Since May, 2015, the state is down about 2,100 jobs in oil and gas — or about 15 percent  and those numbers likely don’t include people like Mills, a botanist. Other fields, like construction, have also shed workers.

Alaska has gained jobs in some areas  like healthcare and retail – but it’s not the same. “Those are hard jobs to replace,” Fried said.

That’s in part because of the pay difference. Oil and gas jobs pay more than two and a half times the average in other industries. Fried said the result might be more people moving out of state.
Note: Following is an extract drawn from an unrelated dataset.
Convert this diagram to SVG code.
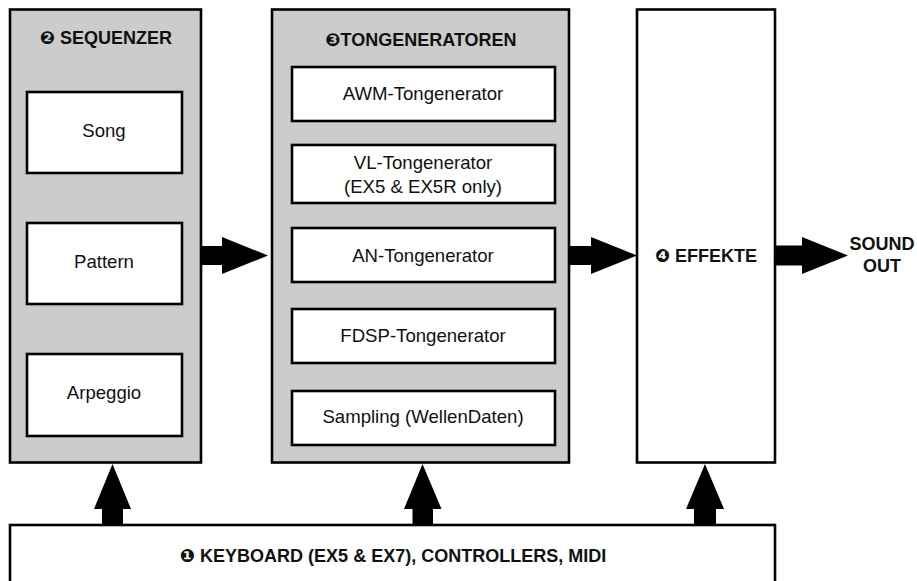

Brad Campbell doesn’t want to move. He worked as a financial analyst at BP for more than 15 years, until he was laid off in June. “Two years in a row I went through uncertainty,” Campbell said. “Am I going to have a job or not? I’m kind of relieved I don’t now, at least I know.”

Campbell wants to stay in oil and gas. His goal for now is to hang onto his home. “[I’m] a little worried about getting a job that pays well,” he said. “But I’m just going to have faith that it’s going to work out.”

Above all, he’d like to stay in Alaska, where he’s lived since 1983.

As for Rachel Mills, she left her job at Urban Greens. She’s now working in the back office at another local restaurant  and sending out job applications in her field.  The current gig, like her last one, came with a major pay cut and no benefits.

But, she said, she feels lucky to have a salary   and it’s better than when she was waiting to be laid off from her job in oil and gas.

“It was agony,” Mills said. “You’re just standing around, knowing there’s nothing to work on. You’re worried about everyone… and who wants to work in this moribund environment, where at any moment, we’re all going to be without jobs?”